As night fell over the city a taxi brought me down the long dark urban corridors of Xochimilco, amid the glimmering streetlights, winding through the hills over into the rural cluster of villages Milpa Alta. We listened to tropical music on the radio and discussed local customs. Finally, through half-lit streets the taxi passed the freshly painted colonial church of San Francisco Tecoxpa, a village that in Aztec times was known for its nahuales or shape-changers.

I paid the taxi driver and stepped out by the floodlit church in the empty dark streets around the village center, with its painted facades and signage. From there I walked to a house with a large metal gate, built up against a hillside with a few lights glimmering up in the windows and a paper lantern model of the village church hanging over the courtyard.

The bearers of the images on the village pilgrimage to Chalma over the mountains and volcanoes of the southern valley of Mexico every third of January – all young strong men – are like the village’s militia. Odilón “El Chorri” Jiménez, also known as “El Bárbaro” in the Toluca wholesale market where he sells his crop of nopales, is the sergeant-at-arms, the leader of this militia.

In his early forties with bristly black hair and fierce slitted eyes and built like volcanic rock, El Chorri is a proud, funny, vain, immensely strong, devoted, capricious, cruel, clever and hospitable Mexican. He and his wife are intensely devoted to each other and share a playful ferocity. A simmering aggression and commanding presence make him a fearsome leader of bearers of the church images, as he manages discipline in the organization of their column over the 100-kilometer march to Chalma. And the only people who do not seem secretly afraid of him are his wife and children.

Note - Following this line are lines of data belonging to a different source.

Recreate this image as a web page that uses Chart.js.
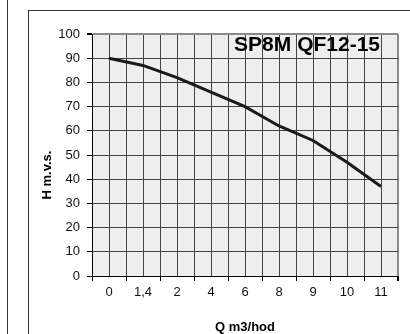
<!DOCTYPE html>
<html>
<head>
<meta charset="utf-8">
<script src="https://cdn.jsdelivr.net/npm/chart.js@4"></script>
<style>
  html, body { margin: 0; padding: 0; background: #fff; }
  #wrap { position: relative; width: 410px; height: 334px; overflow: hidden; }
  #frame { position: absolute; left: 28px; top: 10px; width: 400px; height: 340px;
           border-left: 1px solid #333; border-top: 1px solid #333; }
  #edge { position: absolute; left: 7px; top: 0; width: 0; height: 334px; border-left: 1px solid #333; }
  canvas { position: absolute; left: 0; top: 0; }
</style>
</head>
<body>
<div id="wrap">
  <div id="edge"></div>
  <div id="frame"></div>
  <canvas id="pump-curve" width="410" height="334"></canvas>
</div>
<script>
// Q-H curve of the pump
const flowLabels = ['0', '1,4', '2', '4', '6', '8', '9', '10', '11'];
const headValues = [90, 87, 82, 76, 70, 62, 56, 47, 37];
const headTicks = [0, 10, 20, 30, 40, 50, 60, 70, 80, 90, 100];

const chartTitle = 'SP8M QF12-15';
const xTitle = 'Q m3/hod';
const yTitle = 'H m.v.s.';

const FONT = "'Liberation Sans', Arial, sans-serif";

// grey plot background + texts inside/left of the plot
const plotFrame = {
    id: 'plotFrame',
    beforeDraw(chart) {
        const { ctx, chartArea: a } = chart;
        ctx.save();
        ctx.fillStyle = '#eeeeee';
        ctx.fillRect(a.left, a.top, a.right - a.left, a.bottom - a.top);
        ctx.restore();
    },
    afterDraw(chart) {
        const { ctx, chartArea: a } = chart;
        ctx.save();
        // model name in the upper right corner of the plot
        ctx.font = 'bold 21px ' + FONT;
        ctx.fillStyle = '#000';
        ctx.textAlign = 'right';
        ctx.textBaseline = 'middle';
        ctx.fillText(chartTitle, a.right - 18, a.top + 11);

        // vertical axis title
        ctx.translate(47, 175);
        ctx.rotate(-Math.PI / 2);
        ctx.font = 'bold 13px ' + FONT;
        ctx.textAlign = 'center';
        ctx.fillText(yTitle, 0, 0);
        ctx.restore();
    }
};

const ctx = document.getElementById('pump-curve').getContext('2d');

new Chart(ctx, {
    type: 'line',
    data: {
        datasets: [{
            label: 'H',
            data: headValues.map((h, i) => ({ x: i, y: h })),
            borderColor: '#1a1a1a',
            borderWidth: 3,
            pointRadius: 0,
            tension: 0,
            fill: false
        }]
    },
    options: {
        responsive: false,
        animation: false,
        layout: { padding: { top: 34, right: 12, bottom: 0, left: 0 } },
        plugins: {
            legend: { display: false },
            tooltip: { enabled: false }
        },
        scales: {
            x: {
                type: 'linear',
                min: -0.5,
                max: flowLabels.length - 0.5,
                afterBuildTicks: (scale) => {
                    const t = [];
                    for (let v = -0.5; v <= flowLabels.length - 0.5; v += 0.5) t.push({ value: v });
                    scale.ticks = t;
                },
                afterFit: (scale) => { scale.height = 58; },
                ticks: {
                    autoSkip: false,
                    maxRotation: 0,
                    padding: 4,
                    color: '#111',
                    font: { family: FONT, size: 13 },
                    callback: (v) => Number.isInteger(v) ? flowLabels[v] : ''
                },
                grid: {
                    color: (c) => c.tick && c.tick.value === flowLabels.length - 0.5 ? '#8a8a8a' : '#444',
                    lineWidth: (c) => c.tick && c.tick.value === flowLabels.length - 0.5 ? 2 : 1,
                    tickLength: 5,
                    tickColor: (c) => c.tick && Number.isInteger(c.tick.value) ? 'rgba(0,0,0,0)' : '#000'
                },
                border: { color: '#000', width: 1 },
                title: {
                    display: true,
                    text: xTitle,
                    color: '#000',
                    font: { family: FONT, size: 13, weight: 'bold' },
                    padding: { top: 0, bottom: -1 }
                }
            },
            y: {
                min: 0,
                max: 100,
                afterBuildTicks: (scale) => { scale.ticks = headTicks.map(v => ({ value: v })); },
                afterFit: (scale) => { scale.width = 92; },
                ticks: {
                    padding: 7,
                    color: '#111',
                    font: { family: FONT, size: 13 }
                },
                grid: {
                    color: (c) => c.tick && c.tick.value === 100 ? '#8a8a8a' : '#444',
                    lineWidth: (c) => c.tick && c.tick.value === 100 ? 2 : 1,
                    tickLength: 5,
                    tickColor: '#000'
                },
                border: { color: '#000', width: 1 }
            }
        }
    },
    plugins: [plotFrame]
});
</script>
</body>
</html>
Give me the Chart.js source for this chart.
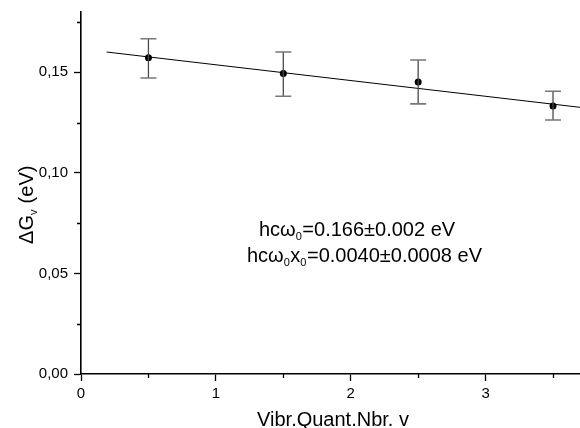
<!DOCTYPE html>
<html>
<head>
<meta charset="utf-8">
<script src="https://cdn.jsdelivr.net/npm/chart.js@4/dist/chart.umd.min.js"></script>
<style>
html,body{margin:0;padding:0;background:#fff;}
canvas{display:block;}
</style>
</head>
<body>
<canvas id="c" width="580" height="428"></canvas>
<script>
// ---- data ----
const vibNumbers = [0.5, 1.5, 2.5, 3.5];            // vibrational quantum number v
const deltaG     = [0.1573, 0.1494, 0.1452, 0.1333]; // ΔG_v (eV)
const errLow     = [0.1472, 0.1381, 0.1343, 0.1263]; // lower error bar ends
const errHigh    = [0.1667, 0.1601, 0.1561, 0.1406]; // upper error bar ends
const fitX       = [0.19, 3.7];                     // linear fit end points (x)
const fitY       = [0.1601, 0.1326];                // linear fit end points (y)
const yTickValues = [0, 0.05, 0.10, 0.15];
const xTickValues = [0, 1, 2, 3];
const yMinor = [0.025, 0.075, 0.125, 0.175];
const xMinor = [0.5, 1.5, 2.5, 3.5];

const FONT = '"Liberation Sans", Arial, sans-serif';

const pointData = vibNumbers.map((x, i) => ({x: x, y: deltaG[i]}));
const fitData = fitX.map((x, i) => ({x: x, y: fitY[i]}));

const extras = {
  id: 'extras',
  afterDatasetsDraw(chart) {
    const ctx = chart.ctx;
    const xs = chart.scales.x, ys = chart.scales.y;
    ctx.save();
    vibNumbers.forEach((v, i) => {
      const px = xs.getPixelForValue(v);
      const top = ys.getPixelForValue(errHigh[i]);
      const bot = ys.getPixelForValue(errLow[i]);
      ctx.strokeStyle = '#4a4a4a';
      ctx.lineWidth = 1.3;
      ctx.beginPath();
      ctx.moveTo(px, top); ctx.lineTo(px, bot);
      ctx.stroke();
      ctx.strokeStyle = '#777';
      ctx.lineWidth = 1.6;
      ctx.beginPath();
      ctx.moveTo(px - 8, top); ctx.lineTo(px + 8, top);
      ctx.moveTo(px - 8, bot); ctx.lineTo(px + 8, bot);
      ctx.stroke();
    });
    ctx.restore();
  },
  afterDraw(chart) {
    const ctx = chart.ctx;
    const xs = chart.scales.x, ys = chart.scales.y;
    const ca = chart.chartArea;
    ctx.save();
    ctx.strokeStyle = '#000';
    ctx.lineWidth = 1.3;
    ctx.beginPath();
    yMinor.forEach(v => {
      const py = Math.round(ys.getPixelForValue(v)) + 0.5;
      ctx.moveTo(ca.left - 4, py); ctx.lineTo(ca.left, py);
    });
    xMinor.forEach(v => {
      const px = Math.round(xs.getPixelForValue(v)) + 0.5;
      ctx.moveTo(px, ca.bottom); ctx.lineTo(px, ca.bottom + 4);
    });
    ctx.stroke();

    ctx.fillStyle = '#000';
    function runs(parts, x, y) {
      let cx = x;
      parts.forEach(p => {
        const sub = p[1];
        ctx.font = (sub ? '11px ' : '20px ') + FONT;
        ctx.fillText(p[0], cx, y + (sub ? 4 : 0));
        cx += ctx.measureText(p[0]).width + (sub ? 0.5 : 0);
      });
      return cx - x;
    }
    ctx.textBaseline = 'alphabetic';
    ctx.textAlign = 'left';
    runs([['hcω', false], ['0', true], ['=0.166±0.002 eV', false]], 259, 236);
    runs([['hcω', false], ['0', true], ['x', false], ['0', true], ['=0.0040±0.0008 eV', false]], 247, 262);

    ctx.font = '20px ' + FONT;
    ctx.textAlign = 'center';
    ctx.fillText('Vibr.Quant.Nbr. v', 333, 426);

    ctx.translate(33, 205);
    ctx.rotate(-Math.PI / 2);
    ctx.textAlign = 'left';
    const parts = [['ΔG', false], ['v', true], [' (eV)', false]];
    let w = 0;
    parts.forEach(p => { ctx.font = (p[1] ? '11px ' : '20px ') + FONT; w += ctx.measureText(p[0]).width; });
    runs(parts, -w / 2, 0);
    ctx.restore();
  }
};

new Chart(document.getElementById('c'), {
  type: 'scatter',
  data: {
    datasets: [
      {
        label: 'fit',
        data: fitData,
        showLine: true,
        borderColor: '#000',
        borderWidth: 1,
        pointRadius: 0,
        fill: false
      },
      {
        label: 'ΔG',
        data: pointData,
        showLine: false,
        pointRadius: 3.5,
        pointBackgroundColor: '#000',
        pointBorderColor: '#000',
        pointBorderWidth: 0
      }
    ]
  },
  options: {
    responsive: false,
    animation: false,
    events: [],
    layout: { autoPadding: false, padding: { top: 12, right: 0, left: 0, bottom: 0 } },
    plugins: { legend: { display: false }, tooltip: { enabled: false } },
    scales: {
      x: {
        type: 'linear',
        min: 0,
        max: 3.7,
        afterFit(s) { s.height = 54; s.paddingRight = 0; s.paddingLeft = 0; },
        afterBuildTicks(s) { s.ticks = xTickValues.map(v => ({value: v})); },
        ticks: {
          color: '#000',
          font: { family: FONT, size: 15 },
          padding: 4,
          maxRotation: 0,
          callback: v => String(v)
        },
        grid: { drawOnChartArea: false, drawTicks: true, tickLength: 7, tickColor: '#000', tickWidth: 1.3 },
        border: { display: true, color: '#000', width: 1.6 }
      },
      y: {
        type: 'linear',
        min: 0,
        max: 0.18,
        afterFit(s) { s.width = 81; s.paddingTop = 0; s.paddingBottom = 0; },
        afterBuildTicks(s) { s.ticks = yTickValues.map(v => ({value: v})); },
        ticks: {
          color: '#000',
          font: { family: FONT, size: 15 },
          padding: 6,
          callback: v => v.toFixed(2).replace('.', ',')
        },
        grid: { drawOnChartArea: false, drawTicks: true, tickLength: 7, tickColor: '#000', tickWidth: 1.3 },
        border: { display: true, color: '#000', width: 1.6 }
      }
    }
  },
  plugins: [extras]
});
</script>
</body>
</html>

On the pilgrimage to Chalma a novice participant has to stop and dance around a huge old willow tree with a spring below it before reaching the village. Hence the Mexican expression that if you are really in trouble not even dancing in Chalma will help. Before the dance the novice must be crowned with a garland of flowers. El Chorri was padrino of my crown on my first pilgrimage to Chalma in January 2009. He gave me my nickname in San Francisco, Mister James, and I don’t think he knows my real name.

He was to be my host on the first night of this expedition.

The steel gate creaked open in the quiet of the village night. I heard the voice of a woman in the dark above.

“Mister James.”

Under this lantern and black night sky my voyage had begun.